Tim Brieger:  Thank you so much for answering my earlier question about your reaction to your destruction of Kevin's Watch. Recently, I was rereading many of the questions submitted and began thinking about readers favorite characters. Outside of the obvious, Covenant, you get characters like Mhoram, Saltheart/Giants, Bannor/Bloodguard, Pitchwife (personal favorite)...the Top 5 if you will. My question is, was/is there a character you wrote that did not recieve the attention/fan appreciation you thought they would have when you wrote it? Do you sit and read the GI going, "come on people, more questions about X...he is a heck of a character and you are all missing the boat!"

Just wondering, because, as a teacher I have been known to prepare certain lessons that I thought would be homeruns, only to be duds with my high school kids.
I have certainly had the experience of hitting what I consider to be a homerun, only to find that it doesn't score at all. Or, if it *does* score, the score is only posted in a stadium 500 miles away. ("Playing for the Yankees against the Red Sox, Donaldson contrives to hit a homerun for the Wooster High School Generals.") The GAP books leap to mind (the only one of my mystery novels that I consider to be a homerun is the most recent one, "The Man Who Fought Alone"). But in my personal creative/emotional life, this doesn't apply to particular characters. I'm perfectly aware that some are more sympathetic than others, some are more sharply-drawn than others, some are simply more dramatic than others. However, I don't think I've ever felt that a particular character isn't getting the reader appreciation he/she deserves. Perhaps my own feelings in retrospect apply more to whole stories than to individual story components.

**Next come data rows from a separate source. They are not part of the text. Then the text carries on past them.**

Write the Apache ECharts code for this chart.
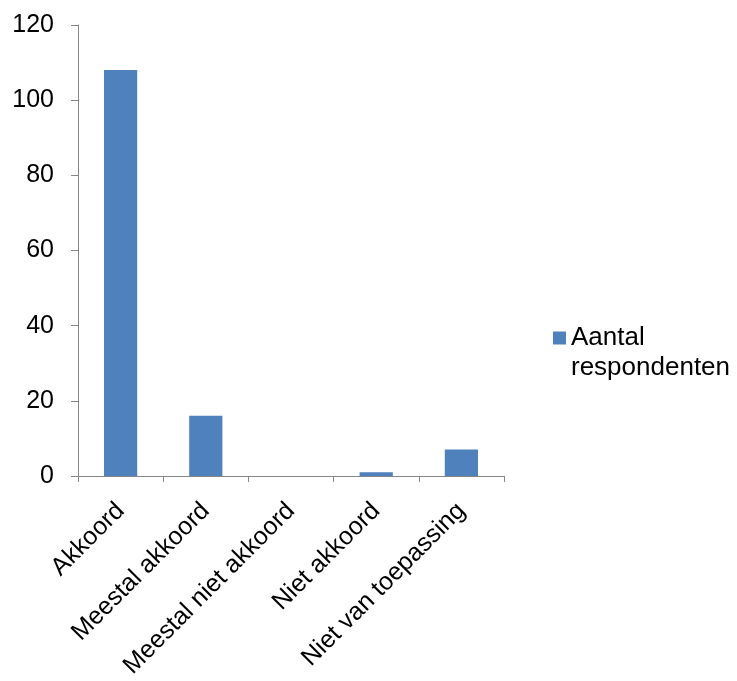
<!DOCTYPE html>
<html>
<head>
<meta charset="utf-8">
<script src="https://cdn.jsdelivr.net/npm/echarts@6/dist/echarts.min.js"></script>
<style>
  html, body { margin: 0; padding: 0; background: #ffffff; }
  #chart { width: 737px; height: 681px; }
</style>
</head>
<body>
<div id="chart"></div>
<script>
const categories = ['Akkoord', 'Meestal akkoord', 'Meestal niet akkoord', 'Niet akkoord', 'Niet van toepassing'];
const seriesName = 'Aantal respondenten';
const values = [108, 16, 0, 1, 7];
const yTicks = { min: 0, max: 120, interval: 20 };

const chart = echarts.init(document.getElementById('chart'), null, { renderer: 'canvas' });
const font = 'Liberation Sans, Arial, sans-serif';
chart.setOption({
  animation: false,
  backgroundColor: '#ffffff',
  grid: { left: 78, right: 233, top: 25, bottom: 204, containLabel: false },
  legend: {
    left: 553,
    top: 293,
    padding: 0,
    orient: 'vertical',
    itemWidth: 13,
    itemHeight: 13,
    itemGap: 0,
    icon: 'rect',
    data: [seriesName],
    formatter: function () { return '\nAantal\nrespondenten'; },
    textStyle: { fontFamily: font, fontSize: 26, color: '#000', lineHeight: 30 }
  },
  xAxis: {
    type: 'category',
    data: categories,
    axisLine: { lineStyle: { color: '#868686', width: 1 } },
    axisTick: { show: true, length: 6, alignWithLabel: false, lineStyle: { color: '#868686' } },
    axisLabel: { rotate: 45, interval: 0, margin: 31, fontFamily: font, fontSize: 25, color: '#000' },
    splitLine: { show: false }
  },
  yAxis: {
    type: 'value',
    min: yTicks.min,
    max: yTicks.max,
    interval: yTicks.interval,
    axisLine: { show: true, lineStyle: { color: '#868686', width: 1 } },
    axisTick: { show: true, length: 7, lineStyle: { color: '#868686' } },
    axisLabel: { margin: 24, fontFamily: font, fontSize: 25, color: '#000' },
    splitLine: { show: false }
  },
  series: [{
    name: seriesName,
    type: 'bar',
    data: values,
    barWidth: '39%',
    itemStyle: { color: '#4F81BD' }
  }]
});
</script>
</body>
</html>
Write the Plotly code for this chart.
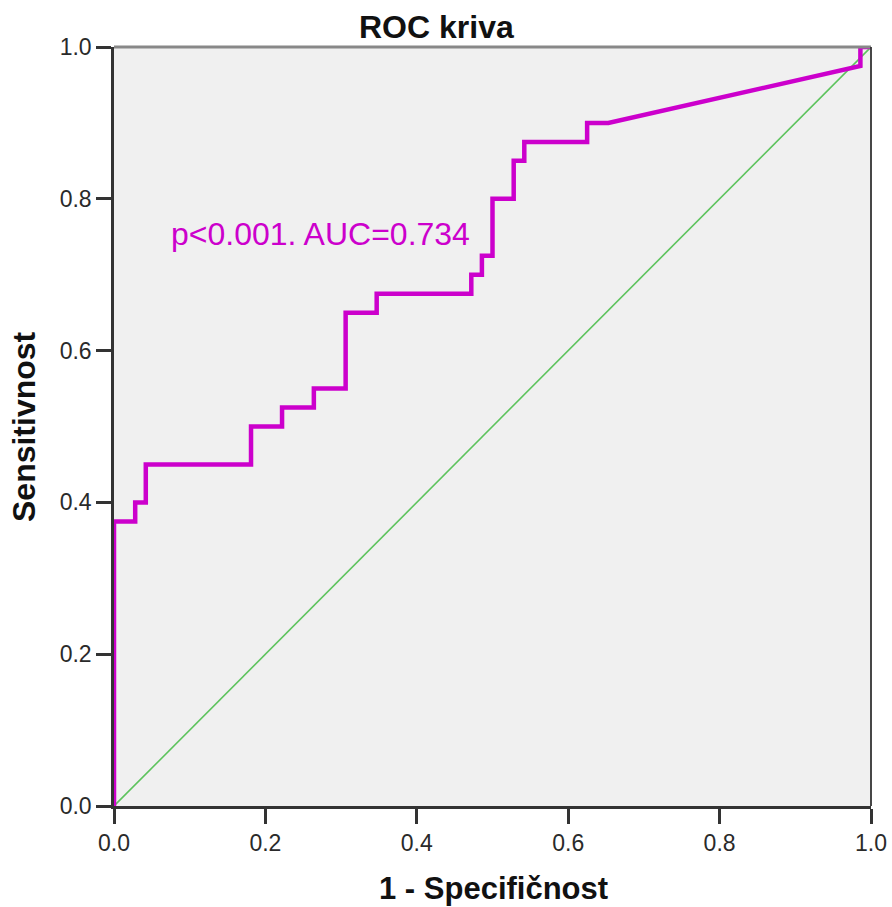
import plotly.graph_objects as go

# ROC curve points (1 - specificity, sensitivity)
fpr = [0.0, 0.0, 0.028, 0.028, 0.042, 0.042, 0.181, 0.181, 0.222, 0.222,
       0.264, 0.264, 0.306, 0.306, 0.347, 0.347, 0.472, 0.472, 0.486, 0.486,
       0.500, 0.500, 0.528, 0.528, 0.542, 0.542, 0.625, 0.625, 0.653, 0.986,
       0.986, 1.0]
tpr = [0.0, 0.375, 0.375, 0.400, 0.400, 0.450, 0.450, 0.500, 0.500, 0.525,
       0.525, 0.550, 0.550, 0.650, 0.650, 0.675, 0.675, 0.700, 0.700, 0.725,
       0.725, 0.800, 0.800, 0.850, 0.850, 0.875, 0.875, 0.900, 0.900, 0.975,
       1.0, 1.0]
ref_x = [0.0, 1.0]
ref_y = [0.0, 1.0]
ticks = [0.0, 0.2, 0.4, 0.6, 0.8, 1.0]
tick_text = ["0.0", "0.2", "0.4", "0.6", "0.8", "1.0"]

title_text = "ROC kriva"
x_title = "1 - Specifičnost"
y_title = "Sensitivnost"
note = "p<0.001. AUC=0.734"

FONT = "Liberation Sans, Arial, sans-serif"

L, R, T, B = 114, 21, 47, 101
W, H = 892, 907
PW, PH = W - L - R, H - T - B


def px(xp):
    return (xp - L) / PW


def py(yp):
    return (H - B - yp) / PH


fig = go.Figure()
fig.add_trace(go.Scatter(x=ref_x, y=ref_y, mode="lines",
                         line=dict(color="#5DC35D", width=1.6),
                         hoverinfo="skip", showlegend=False))
fig.add_trace(go.Scatter(x=fpr, y=tpr, mode="lines",
                         line=dict(color="#CC00CC", width=4.5),
                         showlegend=False))

axis_common = dict(
    range=[0, 1], tickvals=ticks, ticktext=tick_text,
    showgrid=False, zeroline=False, automargin=False,
    showline=True, linecolor="#333333", linewidth=2.5,
    ticks="outside", ticklen=15, tickwidth=2.5, tickcolor="#333333",
    tickfont=dict(family=FONT, size=23, color="#2a2a2a"),
)

fig.update_layout(
    width=W, height=H,
    margin=dict(l=L, r=R, t=T, b=B),
    paper_bgcolor="white", plot_bgcolor="#F0F0F0",
    xaxis=dict(**axis_common),
    yaxis=dict(**axis_common),
    shapes=[
        dict(type="line", xref="paper", yref="paper", x0=0, x1=1, y0=1, y1=1,
             line=dict(color="#888888", width=3)),
        dict(type="line", xref="paper", yref="paper", x0=1, x1=1, y0=0, y1=1,
             line=dict(color="#333333", width=1.8)),
    ],
    annotations=[
        dict(text="<b>" + title_text + "</b>", xref="paper", yref="paper",
             x=px(436), y=py(27), xanchor="center", yanchor="middle",
             showarrow=False,
             font=dict(family=FONT, size=32, color="#111111")),
        dict(text="<b>" + x_title + "</b>", xref="paper", yref="paper",
             x=px(493), y=py(888), xanchor="center", yanchor="middle",
             showarrow=False,
             font=dict(family=FONT, size=31, color="#111111")),
        dict(text="<b>" + y_title + "</b>", xref="paper", yref="paper",
             x=px(24), y=py(427), xanchor="center", yanchor="middle",
             textangle=-90, showarrow=False,
             font=dict(family=FONT, size=32, color="#111111")),
        dict(text=note, x=0.072, y=0.754, xref="x", yref="y",
             xanchor="left", yanchor="middle", showarrow=False,
             font=dict(family=FONT, size=32, color="#CC00CC")),
    ],
)

fig.write_html("out.html")
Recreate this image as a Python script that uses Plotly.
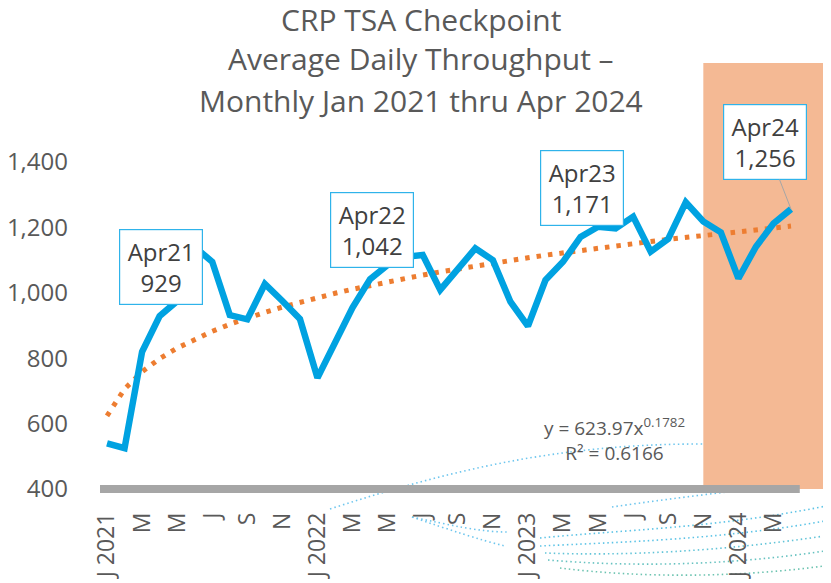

(I do naturally have my own list of favorite characters. But the fact that the list tends to change from day to day, and from situation to situation, reveals something about my underlying attitudes.)


Luchog:  I've read your work only fairly recently (this decade) despite being aware of its existence for far longer; but have devoured all that I could find, in a fairly short time. I greatly appreciate the nature and quality of your writing. Particularly your characters, who clearly do not fall into the standard hero/anti-hero moulds too common in epic fantasy and sci-fi; and the profound departure from, or subversion of, the overused Campbell-esque myth tropes.

One comment and one question. First, I find the names used by the Ravers (moksha, turiya, samadhi) for themselves to be interesting. You've noted in the past that they reflected both the nature of evil to consider itself to be a "higher good"; as well as an ironic use of terms that denote enlightenment in a particular mythology. Interestingly, the concepts embodied by those terms are more complex than that, and carry an additional meaning beyond what most westerners would consider "enlightenment". Rather than adding to, or raising up, levels of consciousness, they're a negation of individuality and identity. A loss of "selfhood" which in most Western value systems would be considered evil (or at least undesirable) in and of itself. As you've said before, this all happened decades ago, so I won't expect you to comment on whether you had that in mind when you chose them.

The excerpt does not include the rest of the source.